# WHAT IS NEEDED:
Copy every line of the entries that includes the word "matplotlib".

# INPUT DATA:
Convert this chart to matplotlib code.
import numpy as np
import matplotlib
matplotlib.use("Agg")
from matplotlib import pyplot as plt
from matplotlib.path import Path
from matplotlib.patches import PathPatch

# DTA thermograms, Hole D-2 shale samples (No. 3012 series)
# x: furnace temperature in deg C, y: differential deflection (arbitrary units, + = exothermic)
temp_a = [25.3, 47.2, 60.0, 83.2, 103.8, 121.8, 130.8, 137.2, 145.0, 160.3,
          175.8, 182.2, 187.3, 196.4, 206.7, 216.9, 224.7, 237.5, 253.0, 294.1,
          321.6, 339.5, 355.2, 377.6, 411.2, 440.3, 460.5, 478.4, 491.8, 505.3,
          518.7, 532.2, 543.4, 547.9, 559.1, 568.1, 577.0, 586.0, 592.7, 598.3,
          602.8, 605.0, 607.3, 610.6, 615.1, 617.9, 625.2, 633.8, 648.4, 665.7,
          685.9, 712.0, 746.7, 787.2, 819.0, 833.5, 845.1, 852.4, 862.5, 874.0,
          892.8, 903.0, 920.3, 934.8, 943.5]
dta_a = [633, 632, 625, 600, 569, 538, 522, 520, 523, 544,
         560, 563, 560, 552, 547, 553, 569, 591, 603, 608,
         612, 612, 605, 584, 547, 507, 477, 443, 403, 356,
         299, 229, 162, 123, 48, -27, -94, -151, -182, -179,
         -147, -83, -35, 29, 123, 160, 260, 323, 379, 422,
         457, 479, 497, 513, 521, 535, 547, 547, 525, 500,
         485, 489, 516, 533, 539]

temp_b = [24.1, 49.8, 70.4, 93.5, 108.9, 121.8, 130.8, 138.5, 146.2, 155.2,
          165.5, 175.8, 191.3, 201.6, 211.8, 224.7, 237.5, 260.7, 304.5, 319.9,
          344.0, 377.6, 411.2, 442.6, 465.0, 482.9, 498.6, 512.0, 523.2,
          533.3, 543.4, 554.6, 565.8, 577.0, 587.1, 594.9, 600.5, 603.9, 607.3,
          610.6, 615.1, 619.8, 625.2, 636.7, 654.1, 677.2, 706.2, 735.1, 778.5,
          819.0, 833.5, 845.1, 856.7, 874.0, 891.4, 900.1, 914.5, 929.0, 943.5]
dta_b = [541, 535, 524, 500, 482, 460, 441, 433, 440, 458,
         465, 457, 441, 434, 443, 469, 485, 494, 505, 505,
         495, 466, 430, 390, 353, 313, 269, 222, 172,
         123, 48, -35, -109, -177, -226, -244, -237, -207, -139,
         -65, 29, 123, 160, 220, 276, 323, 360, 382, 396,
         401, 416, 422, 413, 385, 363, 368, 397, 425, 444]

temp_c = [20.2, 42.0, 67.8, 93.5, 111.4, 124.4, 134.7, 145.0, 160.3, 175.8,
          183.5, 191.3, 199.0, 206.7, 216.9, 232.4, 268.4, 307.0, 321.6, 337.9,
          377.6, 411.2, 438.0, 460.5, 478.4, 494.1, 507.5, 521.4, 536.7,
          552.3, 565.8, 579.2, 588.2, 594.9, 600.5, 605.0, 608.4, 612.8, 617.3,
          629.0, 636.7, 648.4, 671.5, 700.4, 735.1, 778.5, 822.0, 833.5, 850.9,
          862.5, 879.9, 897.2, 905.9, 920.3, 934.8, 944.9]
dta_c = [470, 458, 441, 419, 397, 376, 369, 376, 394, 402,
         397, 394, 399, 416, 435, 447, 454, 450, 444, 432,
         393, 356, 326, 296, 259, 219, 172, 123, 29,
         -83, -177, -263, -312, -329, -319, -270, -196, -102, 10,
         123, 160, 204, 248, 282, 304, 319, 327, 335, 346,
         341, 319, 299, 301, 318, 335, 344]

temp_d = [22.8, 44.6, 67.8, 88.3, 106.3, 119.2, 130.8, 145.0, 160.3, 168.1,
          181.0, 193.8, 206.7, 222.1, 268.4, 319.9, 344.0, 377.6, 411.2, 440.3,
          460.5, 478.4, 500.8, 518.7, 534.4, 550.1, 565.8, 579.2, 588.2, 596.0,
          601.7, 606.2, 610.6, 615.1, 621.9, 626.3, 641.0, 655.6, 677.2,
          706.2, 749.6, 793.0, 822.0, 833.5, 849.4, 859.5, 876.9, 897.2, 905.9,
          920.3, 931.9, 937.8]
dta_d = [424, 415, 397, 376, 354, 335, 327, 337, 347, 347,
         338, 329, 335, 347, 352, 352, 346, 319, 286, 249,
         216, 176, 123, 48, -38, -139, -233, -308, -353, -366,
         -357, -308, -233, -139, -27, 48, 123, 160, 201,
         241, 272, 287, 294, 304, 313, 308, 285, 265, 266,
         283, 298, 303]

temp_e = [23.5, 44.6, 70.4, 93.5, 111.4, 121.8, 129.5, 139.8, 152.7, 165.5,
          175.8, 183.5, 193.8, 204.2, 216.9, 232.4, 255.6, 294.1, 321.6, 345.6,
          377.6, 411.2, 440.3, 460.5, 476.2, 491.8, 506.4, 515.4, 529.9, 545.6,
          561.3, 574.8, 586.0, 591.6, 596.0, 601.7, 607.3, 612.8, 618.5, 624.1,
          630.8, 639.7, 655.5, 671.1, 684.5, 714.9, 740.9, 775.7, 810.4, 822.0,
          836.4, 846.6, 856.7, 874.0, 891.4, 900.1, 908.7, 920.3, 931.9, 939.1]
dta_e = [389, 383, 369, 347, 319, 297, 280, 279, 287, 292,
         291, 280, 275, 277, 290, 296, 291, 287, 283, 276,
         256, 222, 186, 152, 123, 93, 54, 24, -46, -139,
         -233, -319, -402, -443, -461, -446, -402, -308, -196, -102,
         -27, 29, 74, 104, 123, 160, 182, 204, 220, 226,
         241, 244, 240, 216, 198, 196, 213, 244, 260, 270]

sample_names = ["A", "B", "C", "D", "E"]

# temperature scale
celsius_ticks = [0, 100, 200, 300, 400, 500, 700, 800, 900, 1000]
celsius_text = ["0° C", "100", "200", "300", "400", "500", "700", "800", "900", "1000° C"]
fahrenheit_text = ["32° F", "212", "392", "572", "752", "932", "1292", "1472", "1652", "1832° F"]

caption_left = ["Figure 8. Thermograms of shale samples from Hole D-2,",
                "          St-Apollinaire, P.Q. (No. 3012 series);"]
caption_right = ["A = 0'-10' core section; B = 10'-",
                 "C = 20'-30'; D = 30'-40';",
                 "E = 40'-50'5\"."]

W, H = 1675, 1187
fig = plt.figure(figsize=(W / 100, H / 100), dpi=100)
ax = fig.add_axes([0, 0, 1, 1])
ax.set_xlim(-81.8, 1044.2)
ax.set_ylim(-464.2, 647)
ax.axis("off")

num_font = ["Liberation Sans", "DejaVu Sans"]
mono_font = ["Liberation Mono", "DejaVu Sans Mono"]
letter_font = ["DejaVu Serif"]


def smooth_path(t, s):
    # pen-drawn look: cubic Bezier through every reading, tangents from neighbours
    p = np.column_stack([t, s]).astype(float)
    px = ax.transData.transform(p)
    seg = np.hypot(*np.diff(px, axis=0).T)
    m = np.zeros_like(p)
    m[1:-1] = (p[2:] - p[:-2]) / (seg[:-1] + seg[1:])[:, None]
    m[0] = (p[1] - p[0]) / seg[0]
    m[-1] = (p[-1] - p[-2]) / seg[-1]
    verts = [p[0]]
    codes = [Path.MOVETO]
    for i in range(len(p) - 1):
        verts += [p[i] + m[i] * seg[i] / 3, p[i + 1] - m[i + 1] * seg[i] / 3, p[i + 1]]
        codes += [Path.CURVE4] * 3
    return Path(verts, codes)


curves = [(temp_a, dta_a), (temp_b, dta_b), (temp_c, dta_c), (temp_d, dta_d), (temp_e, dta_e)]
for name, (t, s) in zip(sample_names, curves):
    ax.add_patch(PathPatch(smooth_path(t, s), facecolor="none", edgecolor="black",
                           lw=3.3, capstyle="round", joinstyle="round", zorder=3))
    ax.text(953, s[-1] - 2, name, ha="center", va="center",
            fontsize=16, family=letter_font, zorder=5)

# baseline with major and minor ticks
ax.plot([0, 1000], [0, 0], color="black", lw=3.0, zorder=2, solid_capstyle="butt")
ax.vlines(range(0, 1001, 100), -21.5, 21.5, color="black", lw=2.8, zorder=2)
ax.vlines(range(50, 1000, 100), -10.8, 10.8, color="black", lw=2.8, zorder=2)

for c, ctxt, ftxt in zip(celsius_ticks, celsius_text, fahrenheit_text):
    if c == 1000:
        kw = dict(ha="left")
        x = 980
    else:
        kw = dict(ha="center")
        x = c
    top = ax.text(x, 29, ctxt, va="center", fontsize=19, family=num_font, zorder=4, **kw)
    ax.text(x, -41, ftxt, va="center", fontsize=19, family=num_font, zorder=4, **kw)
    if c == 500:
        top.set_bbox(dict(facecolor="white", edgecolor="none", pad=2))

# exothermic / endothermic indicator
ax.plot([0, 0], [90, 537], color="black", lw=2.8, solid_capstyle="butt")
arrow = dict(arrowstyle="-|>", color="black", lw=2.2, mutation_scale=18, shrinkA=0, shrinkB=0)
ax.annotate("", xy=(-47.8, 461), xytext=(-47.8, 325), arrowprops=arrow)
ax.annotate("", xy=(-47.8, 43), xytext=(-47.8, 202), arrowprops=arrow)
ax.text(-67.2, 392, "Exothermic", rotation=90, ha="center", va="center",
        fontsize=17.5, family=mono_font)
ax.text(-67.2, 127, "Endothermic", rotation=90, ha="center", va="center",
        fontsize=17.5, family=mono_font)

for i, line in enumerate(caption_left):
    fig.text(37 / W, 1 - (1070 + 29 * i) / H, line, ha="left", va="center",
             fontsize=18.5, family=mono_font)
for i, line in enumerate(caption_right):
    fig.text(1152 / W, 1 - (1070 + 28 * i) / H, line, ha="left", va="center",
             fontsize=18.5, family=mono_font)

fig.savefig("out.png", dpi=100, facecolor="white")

---

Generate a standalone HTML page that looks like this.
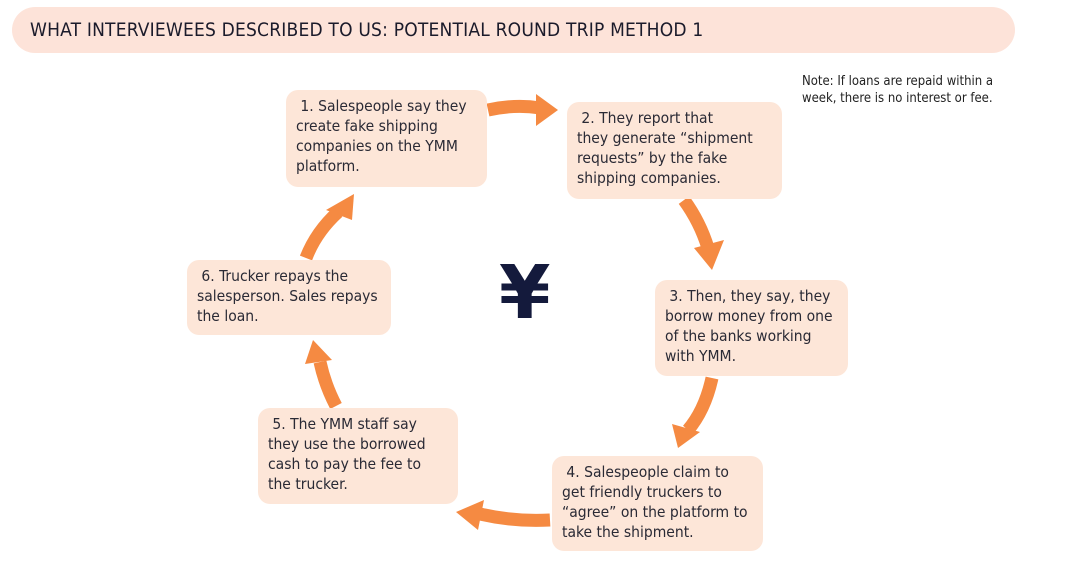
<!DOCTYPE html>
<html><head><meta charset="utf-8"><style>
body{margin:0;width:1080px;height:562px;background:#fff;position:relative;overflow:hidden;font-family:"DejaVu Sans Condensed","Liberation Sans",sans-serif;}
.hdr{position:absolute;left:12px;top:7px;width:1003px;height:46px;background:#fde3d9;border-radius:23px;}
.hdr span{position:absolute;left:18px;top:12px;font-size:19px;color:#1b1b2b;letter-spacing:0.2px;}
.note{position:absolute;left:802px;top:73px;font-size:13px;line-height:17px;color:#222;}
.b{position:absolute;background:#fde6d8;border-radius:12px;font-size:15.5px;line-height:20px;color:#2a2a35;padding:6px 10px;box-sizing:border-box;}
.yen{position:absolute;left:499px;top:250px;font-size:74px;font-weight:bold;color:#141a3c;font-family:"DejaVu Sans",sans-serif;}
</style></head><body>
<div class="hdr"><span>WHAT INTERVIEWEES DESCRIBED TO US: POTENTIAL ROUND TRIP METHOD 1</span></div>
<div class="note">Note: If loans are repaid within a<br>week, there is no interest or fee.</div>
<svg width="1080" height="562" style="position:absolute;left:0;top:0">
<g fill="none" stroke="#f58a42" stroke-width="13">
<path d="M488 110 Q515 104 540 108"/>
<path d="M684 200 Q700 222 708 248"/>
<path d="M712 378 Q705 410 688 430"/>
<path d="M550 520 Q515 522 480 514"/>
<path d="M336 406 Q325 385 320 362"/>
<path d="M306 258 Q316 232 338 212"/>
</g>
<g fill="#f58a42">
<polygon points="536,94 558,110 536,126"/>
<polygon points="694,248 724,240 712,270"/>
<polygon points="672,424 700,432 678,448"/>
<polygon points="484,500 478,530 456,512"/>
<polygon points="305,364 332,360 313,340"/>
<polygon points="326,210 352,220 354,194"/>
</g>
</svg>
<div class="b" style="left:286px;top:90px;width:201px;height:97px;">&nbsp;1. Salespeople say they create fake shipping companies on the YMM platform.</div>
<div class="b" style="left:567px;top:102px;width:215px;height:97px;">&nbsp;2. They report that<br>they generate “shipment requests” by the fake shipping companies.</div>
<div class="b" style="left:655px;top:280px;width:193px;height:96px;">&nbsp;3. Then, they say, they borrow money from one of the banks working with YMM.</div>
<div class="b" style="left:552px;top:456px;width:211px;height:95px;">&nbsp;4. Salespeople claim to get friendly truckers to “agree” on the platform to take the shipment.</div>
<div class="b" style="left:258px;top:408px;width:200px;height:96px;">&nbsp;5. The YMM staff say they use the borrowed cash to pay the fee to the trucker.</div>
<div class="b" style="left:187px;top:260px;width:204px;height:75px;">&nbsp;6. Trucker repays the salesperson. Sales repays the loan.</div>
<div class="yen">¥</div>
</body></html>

# IN RESPONSE:
Convert this chart to matplotlib code.
import matplotlib
matplotlib.use("Agg")
from matplotlib import pyplot as plt
from matplotlib.path import Path
from matplotlib.patches import PathPatch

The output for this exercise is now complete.